No Goal without a Substitute
The basic distinction between Gas and artificially sweetened beverages, is that for one there is a substitute in the market that will not have a negative effect on consumer finances, while the other doesn’t have one. Any person who wants to stop drinking artificially sweetened beverages, or like Canadians would say, pop, can do so and buy oranges to make juice or just drink water. On the other hand anyone who wants to stop using gas, has to basically alter their lives completely. Even if a consumer wants to purchase a Tesla to avoid part of the carbon taxes, that consumer will have to wait at least a year to get the car and will have to go through many other inconveniences and additional costs to be able to use it.
Albertans and Canadians will Breathe Polluted Air despite the Carbon Tax
Therefore logic dictates that the carbon tax will fail to curb pollution.

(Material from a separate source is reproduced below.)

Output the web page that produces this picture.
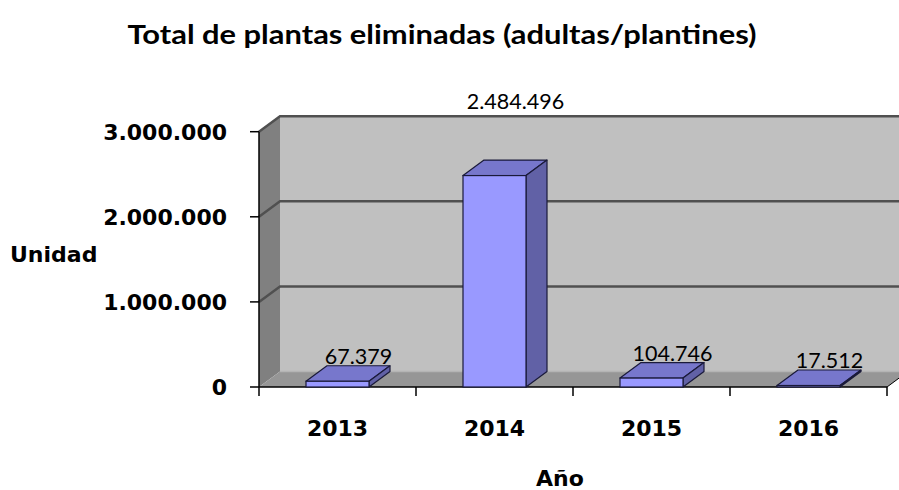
<!DOCTYPE html>
<html>
<head>
<meta charset="utf-8">
<script src="https://cdn.jsdelivr.net/npm/d3@7"></script>
<style>
  html, body { margin: 0; padding: 0; background: #fff; }
</style>
</head>
<body>
<div id="chart"></div>
<script>
const years = ['2013', '2014', '2015', '2016'];
const values = [67379, 2484496, 104746, 17512];
const yTicks = [0, 1000000, 2000000, 3000000];
const yTickLabels = ['0', '1.000.000', '2.000.000', '3.000.000'];
const valueLabels = ['67.379', '2.484.496', '104.746', '17.512'];
const title = 'Total de plantas eliminadas (adultas/plantines)';
const xTitle = 'Año';
const yTitle = 'Unidad';

const width = 899;
const height = 490;
const plot = {left: 259, right: 887, top: 131.7, bottom: 387};
// 3d depth offset
const dx = 21;
const dy = -15.5;
const barWidth = 63;

const svg = d3
  .select('#chart')
  .append('svg')
  .attr('width', width)
  .attr('height', height);

const xScale = d3
  .scaleBand()
  .domain(years)
  .range([plot.left, plot.right])
  .padding(0);

const yScale = d3
  .scaleLinear()
  .domain([0, 3000000])
  .range([plot.bottom, plot.top]);

const x0 = plot.left;
const x1 = plot.right;
const yBase = yScale(0);
const yTop = yScale(3000000);

const poly = (pts) => pts.map((p) => p.join(',')).join(' ');

// back wall
svg
  .append('polygon')
  .attr('points', poly([
    [x0 + dx, yBase + dy],
    [x0 + dx, yTop + dy],
    [x1 + dx, yTop + dy],
    [x1 + dx, yBase + dy],
  ]))
  .attr('fill', '#c0c0c0');

// left wall
svg
  .append('polygon')
  .attr('points', poly([
    [x0, yBase],
    [x0, yTop],
    [x0 + dx, yTop + dy],
    [x0 + dx, yBase + dy],
  ]))
  .attr('fill', '#808080');

// floor
svg
  .append('polygon')
  .attr('points', poly([
    [x0, yBase],
    [x1, yBase],
    [x1 + dx, yBase + dy],
    [x0 + dx, yBase + dy],
  ]))
  .attr('fill', '#969696');

svg
  .append('line')
  .attr('x1', x0 + dx)
  .attr('x2', x1 + dx)
  .attr('y1', yBase + dy)
  .attr('y2', yBase + dy)
  .attr('stroke', '#b4b4b4')
  .attr('stroke-width', 1.5);

// gridlines on left wall + back wall
const grid = svg.append('g').attr('class', 'grid');
yTicks
  .filter((t) => t > 0)
  .forEach((t) => {
    const y = yScale(t);
    grid
      .append('polyline')
      .attr('points', poly([
        [x0, y],
        [x0 + dx, y + dy],
        [x1 + dx, y + dy],
      ]))
      .attr('fill', 'none')
      .attr('stroke', '#505050')
      .attr('stroke-width', 2.5);
  });

// y axis
svg
  .append('line')
  .attr('x1', x0)
  .attr('x2', x0)
  .attr('y1', yBase)
  .attr('y2', yTop)
  .attr('stroke', '#000')
  .attr('stroke-width', 1.5);

svg
  .selectAll('.ytick')
  .data(yTicks)
  .join('line')
  .attr('class', 'ytick')
  .attr('x1', x0 - 9)
  .attr('x2', x0)
  .attr('y1', (d) => yScale(d))
  .attr('y2', (d) => yScale(d))
  .attr('stroke', '#000')
  .attr('stroke-width', 1.5);

svg
  .selectAll('.ylabel')
  .data(yTicks)
  .join('text')
  .attr('class', 'ylabel')
  .attr('x', 227)
  .attr('y', (d) => yScale(d))
  .attr('dy', '0.36em')
  .attr('text-anchor', 'end')
  .style('font-family', 'DejaVu Sans')
  .style('font-weight', 'bold')
  .style('font-size', '22px')
  .attr('fill', '#000')
  .text((d, i) => yTickLabels[i]);

// x axis
svg
  .append('line')
  .attr('x1', x0)
  .attr('x2', x1)
  .attr('y1', yBase)
  .attr('y2', yBase)
  .attr('stroke', '#000')
  .attr('stroke-width', 1.5);

const xTickPos = years.map((d) => xScale(d)).concat([x1]);
svg
  .selectAll('.xtick')
  .data(xTickPos)
  .join('line')
  .attr('class', 'xtick')
  .attr('x1', (d) => d)
  .attr('x2', (d) => d)
  .attr('y1', yBase)
  .attr('y2', yBase + 9)
  .attr('stroke', '#000')
  .attr('stroke-width', 1.5);

// right end of floor going back
svg
  .append('line')
  .attr('x1', x1)
  .attr('x2', x1 + dx)
  .attr('y1', yBase)
  .attr('y2', yBase + dy)
  .attr('stroke', '#000')
  .attr('stroke-width', 1);

svg
  .selectAll('.xlabel')
  .data(years)
  .join('text')
  .attr('class', 'xlabel')
  .attr('x', (d) => xScale(d) + xScale.bandwidth() / 2)
  .attr('y', 428)
  .attr('dy', '0.36em')
  .attr('text-anchor', 'middle')
  .style('font-family', 'DejaVu Sans')
  .style('font-weight', 'bold')
  .style('font-size', '22px')
  .attr('fill', '#000')
  .text((d) => d);

// bars (front, top, side)
const bars = svg
  .selectAll('.bar')
  .data(years.map((y, i) => ({year: y, value: values[i], label: valueLabels[i]})))
  .join('g')
  .attr('class', 'bar');

const bx = (d) => xScale(d.year) + (xScale.bandwidth() - barWidth) / 2;

bars
  .append('polygon')
  .attr('points', (d) => {
    const x = bx(d);
    const y = yScale(d.value);
    return poly([
      [x, y],
      [x + dx, y + dy],
      [x + barWidth + dx, y + dy],
      [x + barWidth, y],
    ]);
  })
  .attr('fill', '#7777cc')
  .attr('stroke', '#1a1a3a')
  .attr('stroke-width', 1.2)
  .attr('stroke-linejoin', 'round');

bars
  .append('polygon')
  .attr('points', (d) => {
    const x = bx(d) + barWidth;
    const y = yScale(d.value);
    return poly([
      [x, y],
      [x + dx, y + dy],
      [x + dx, yBase + dy],
      [x, yBase],
    ]);
  })
  .attr('fill', '#6161a6')
  .attr('stroke', '#1a1a3a')
  .attr('stroke-width', 1.2)
  .attr('stroke-linejoin', 'round');

bars
  .append('rect')
  .attr('x', (d) => bx(d))
  .attr('y', (d) => yScale(d.value))
  .attr('width', barWidth)
  .attr('height', (d) => yBase - yScale(d.value))
  .attr('fill', '#9999ff')
  .attr('stroke', '#1a1a3a')
  .attr('stroke-width', 1.2);

// value labels, tall bars get theirs above the wall
bars
  .append('text')
  .attr('x', (d) => bx(d) + barWidth / 2 + dx)
  .attr('y', (d) => {
    if (d.value > 1500000) return yTop + dy - 7;
    return yScale(d.value) + dy - 2;
  })
  .attr('text-anchor', 'middle')
  .style('font-family', 'Lato')
  .style('font-size', '21.5px')
  .attr('fill', '#000')
  .text((d) => d.label);

// titles
svg
  .append('text')
  .attr('x', 442)
  .attr('y', 35)
  .attr('dy', '0.35em')
  .attr('text-anchor', 'middle')
  .style('font-family', 'Lato')
  .style('font-weight', 'bold')
  .style('font-size', '26px')
  .attr('textLength', 629)
  .attr('lengthAdjust', 'spacingAndGlyphs')
  .attr('fill', '#000')
  .text(title);

svg
  .append('text')
  .attr('x', 10)
  .attr('y', 254)
  .attr('dy', '0.36em')
  .style('font-family', 'DejaVu Sans')
  .style('font-weight', 'bold')
  .style('font-size', '22px')
  .attr('fill', '#000')
  .text(yTitle);

svg
  .append('text')
  .attr('x', 560)
  .attr('y', 478)
  .attr('dy', '0.36em')
  .attr('text-anchor', 'middle')
  .style('font-family', 'DejaVu Sans')
  .style('font-weight', 'bold')
  .style('font-size', '22px')
  .attr('fill', '#000')
  .text(xTitle);
</script>
</body>
</html>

Consumers will have to absorb the cost of the tax and cut expenses elsewhere in order to be able to carry out basic day to day activities, like heating their homes during winter. Pollution levels will remain the same or will even worsen because consumers have no alternative. This is why the Albertan carbon tax and the Canadian version which will come into effect in 2018, will show policy makers how not to make environmental policy. The feedback from the effects of a carbon tax in Alberta however, will not change the actions of the Canadian government or for that matter of any other government in the world that is bent on finding another way to fill its coffers without solving the problem.